# Is it good practice to standardize your data in a regression with panel/longitudinal data?

In general, I standardize my independent variables in regressions, in order to properly compare the coefficients (this way they have the same units: standard deviations). However, with panel/longitudinal data, I’m not sure how I should standardize my data, especially if I estimate a hierarchical model.

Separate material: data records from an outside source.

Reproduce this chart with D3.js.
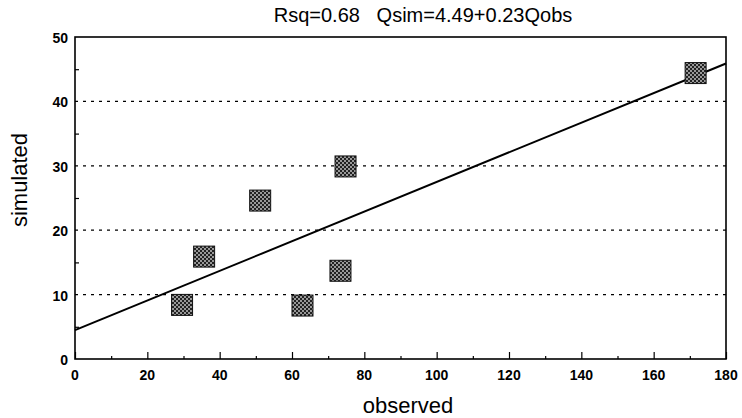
<!DOCTYPE html>
<html lang="en">
<head>
    <meta charset="UTF-8">
    <title>Rsq plot</title>
    <script src="https://cdnjs.cloudflare.com/ajax/libs/d3/7.8.5/d3.min.js"></script>
    <style>
        body { margin: 0; background: #fff; }
        text { font-family: "Liberation Sans", Arial, sans-serif; fill: #000; }
        .tick-label { font-size: 14px; font-weight: bold; }
        .grid { stroke: #000; stroke-width: 1.2; stroke-dasharray: 3,5; }
    </style>
</head>
<body>
<div id="chart"></div>
<script>
    // observed vs simulated values
    const observed  = [29.6, 35.7, 51.2, 62.9, 73.4, 74.8, 171.6];
    const simulated = [8.4, 15.9, 24.6, 8.3, 13.7, 29.9, 44.4];
    const fitIntercept = 4.49;
    const fitSlope = 0.23;
    const xTicks = [0, 20, 40, 60, 80, 100, 120, 140, 160, 180];
    const yTicks = [0, 10, 20, 30, 40, 50];
    const gridLines = [10, 20, 30, 40];

    const width = 742, height = 418;
    const margin = { left: 75, right: 16, top: 37, bottom: 59 };

    const svg = d3.select('#chart').append('svg')
        .attr('width', width)
        .attr('height', height);

    const x = d3.scaleLinear().domain([0, 180]).range([margin.left, width - margin.right]);
    const y = d3.scaleLinear().domain([0, 50]).range([height - margin.bottom, margin.top]);

    // stippled fill for the markers
    const pat = svg.append('defs').append('pattern')
        .attr('id', 'stip')
        .attr('width', 4).attr('height', 4)
        .attr('patternUnits', 'userSpaceOnUse');
    pat.append('rect').attr('width', 4).attr('height', 4).attr('fill', '#222');
    pat.append('rect').attr('x', 0).attr('y', 0).attr('width', 2).attr('height', 2).attr('fill', '#999');
    pat.append('rect').attr('x', 2).attr('y', 2).attr('width', 2).attr('height', 2).attr('fill', '#999');

    // dotted grid
    svg.append('g').selectAll('line')
        .data(gridLines)
        .join('line')
        .attr('class', 'grid')
        .attr('x1', x(0)).attr('x2', x(180))
        .attr('y1', d => y(d)).attr('y2', d => y(d));

    // x axis ticks (inward) and labels
    const xAxis = d3.axisBottom(x).tickValues(d3.range(0, 181, 10)).tickSize(-3).tickFormat('');
    const gx = svg.append('g').attr('transform', `translate(0,${y(0)})`).call(xAxis);
    gx.selectAll('.tick line').attr('y2', d => d % 20 === 0 ? -7 : -3).attr('stroke-width', 1.2);
    gx.select('.domain').remove();
    svg.append('g').selectAll('text')
        .data(xTicks)
        .join('text')
        .attr('class', 'tick-label')
        .attr('x', d => x(d))
        .attr('y', y(0) + 21)
        .attr('text-anchor', 'middle')
        .text(d => d);

    // y axis ticks and labels
    const yAxis = d3.axisLeft(y).tickValues(d3.range(5, 50, 10)).tickSize(-4).tickFormat('');
    const gy = svg.append('g').attr('transform', `translate(${x(0)},0)`).call(yAxis);
    gy.selectAll('.tick line').attr('stroke-width', 1.2);
    gy.select('.domain').remove();
    svg.append('g').selectAll('text')
        .data(yTicks)
        .join('text')
        .attr('class', 'tick-label')
        .attr('x', x(0) - 7)
        .attr('y', d => y(d) + 6)
        .attr('text-anchor', 'end')
        .text(d => d);

    // frame
    svg.append('rect')
        .attr('x', x(0)).attr('y', y(50))
        .attr('width', x(180) - x(0)).attr('height', y(0) - y(50))
        .attr('fill', 'none').attr('stroke', '#000').attr('stroke-width', 1.6);

    // regression line
    svg.append('line')
        .attr('x1', x(0)).attr('y1', y(fitIntercept))
        .attr('x2', x(180)).attr('y2', y(fitIntercept + fitSlope * 180))
        .attr('stroke', '#000').attr('stroke-width', 2);

    // markers
    const s = 21;
    svg.append('g').selectAll('rect')
        .data(observed.map((d, i) => [d, simulated[i]]))
        .join('rect')
        .attr('x', d => x(d[0]) - s / 2)
        .attr('y', d => y(d[1]) - s / 2)
        .attr('width', s).attr('height', s)
        .attr('fill', 'url(#stip)')
        .attr('stroke', '#111').attr('stroke-width', 1);

    // titles
    svg.append('text')
        .attr('x', 423).attr('y', 22)
        .attr('text-anchor', 'middle')
        .style('font-size', '20px')
        .style('white-space', 'pre')
        .text('Rsq=0.68   Qsim=4.49+0.23Qobs');

    svg.append('text')
        .attr('x', 408).attr('y', 413)
        .attr('text-anchor', 'middle')
        .style('font-size', '22px')
        .text('observed');

    svg.append('text')
        .attr('transform', 'translate(27,180) rotate(-90)')
        .attr('text-anchor', 'middle')
        .style('font-size', '22px')
        .text('simulated');
</script>
</body>
</html>
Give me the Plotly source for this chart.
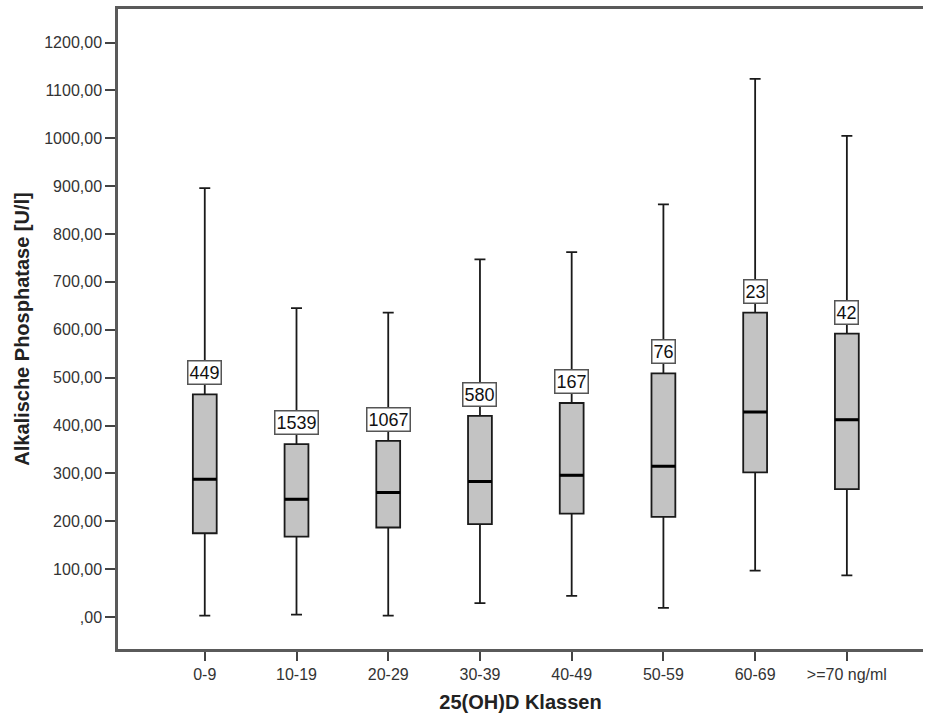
import plotly.graph_objects as go

categories = ["0-9", "10-19", "20-29", "30-39", "40-49", "50-59", "60-69", ">=70 ng/ml"]
n_labels = ["449", "1539", "1067", "580", "167", "76", "23", "42"]
lower_whisker = [3, 5, 3, 29, 44, 19, 97, 87]
q1_values = [175, 168, 187, 194, 216, 209, 302, 267]
median_values = [288, 246, 260, 283, 296, 315, 428, 412]
q3_values = [465, 361, 368, 420, 447, 509, 636, 592]
upper_whisker = [896, 645, 636, 747, 762, 862, 1124, 1005]

y_tickvals = [0, 100, 200, 300, 400, 500, 600, 700, 800, 900, 1000, 1100, 1200]
y_ticktext = [",00", "100,00", "200,00", "300,00", "400,00", "500,00", "600,00",
              "700,00", "800,00", "900,00", "1000,00", "1100,00", "1200,00"]

FONT = "Arial, Liberation Sans, sans-serif"

fig = go.Figure()
fig.add_trace(go.Box(
    x=categories, q1=q1_values, median=median_values, q3=q3_values,
    lowerfence=lower_whisker, upperfence=upper_whisker,
    fillcolor="#c3c3c3", line=dict(color="#1a1a1a", width=1.8),
    width=0.26, whiskerwidth=0.46, boxpoints=False, showlegend=False,
    hoverinfo="skip",
))
# thick median line drawn as a degenerate box
fig.add_trace(go.Box(
    x=categories, q1=median_values, median=median_values, q3=median_values,
    lowerfence=median_values, upperfence=median_values,
    fillcolor="#000000", line=dict(color="#000000", width=3),
    width=0.26, whiskerwidth=0, boxpoints=False, showlegend=False,
    hoverinfo="skip",
))

for c, q3, n in zip(categories, q3_values, n_labels):
    fig.add_annotation(
        x=c, y=q3, text=n, showarrow=False, yanchor="bottom", yshift=9,
        font=dict(family=FONT, size=18, color="#111111"),
        bgcolor="#ffffff", bordercolor="#555555", borderwidth=1.5, borderpad=1,
    )

fig.update_layout(
    width=925, height=715,
    margin=dict(l=118, r=2, t=9, b=66),
    paper_bgcolor="#ffffff", plot_bgcolor="#ffffff",
    boxmode="overlay",
    font=dict(family=FONT, color="#333333"),
)
fig.update_xaxes(
    type="category", categoryorder="array", categoryarray=categories,
    range=[-0.946, 7.83],
    showline=True, linecolor="#5a5a5a", linewidth=2.5, mirror=True,
    ticks="outside", ticklen=9, tickwidth=1.5, tickcolor="#444444",
    tickfont=dict(family=FONT, size=16, color="#333333"),
    showgrid=False, zeroline=False,
    title=dict(text="<b>25(OH)D Klassen</b>", font=dict(family=FONT, size=20, color="#222222"), standoff=14),
    automargin=False,
)
fig.update_yaxes(
    range=[-66.8, 1270],
    tickmode="array", tickvals=y_tickvals, ticktext=y_ticktext,
    showline=True, linecolor="#5a5a5a", linewidth=2.5,
    ticks="outside", ticklen=10, tickwidth=1.5, tickcolor="#444444",
    tickfont=dict(family=FONT, size=16, color="#333333"),
    showgrid=False, zeroline=False,
    title=dict(text="<b>Alkalische Phosphatase [U/l]</b>", font=dict(family=FONT, size=20, color="#222222"), standoff=10),
    automargin=False,
)

fig.write_html("out.html")
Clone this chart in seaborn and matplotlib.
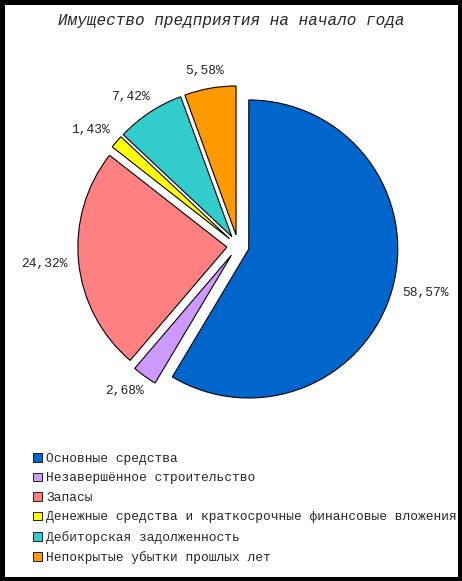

To see why it can be a potential problem, assume you have $i = 1, \ldots, n$ individuals measured along $t=1,\ldots, T$ periods and you measured a dependent variable, $y_{i,t}$ and one independent variable $x_{i,t}$. If you run a complete pooling regression, then it’s ok to standardize your data in this way: $x.z = (x- \text{mean}(x))/\text{sd}(x)$, since it will not change t-statistic. On the other hand, if you fit an unpooled regression, i.e., one regression for each individual, then you should standardize your data by individual only, not the whole dataset (in R code):

for (i in 1:n) {
for ( t in 1:T) x.z[i] =  (x[i,t] - mean(x[i,]))/sd(x[i,])
}


However, if you fit a simple hierarchical model with a varying intercept by individuals, then you are using a shrinkage estimator, i.e, you are estimating a model between pooled and unpooled regression. How should I standardize my data? Using the whole data like a pooled regression? Using only individuals, like in the unpooled case?

I can’t see that standardization is a good idea in ordinary regression or with a longitudinal model. It makes predictions harder to obtain and doesn’t solve a problem that needs solving, usually. And what if you have $x$ and $x^2$ in the model. How do you standardize $x^2$? What if you have a continuous variable and a binary variable in the model? How do you standardize the binary variable? Certainly not by its standard deviation, which would cause low prevalence variables to have greater importance.
In general it’s best to interpret model effects on the original scale of $x$.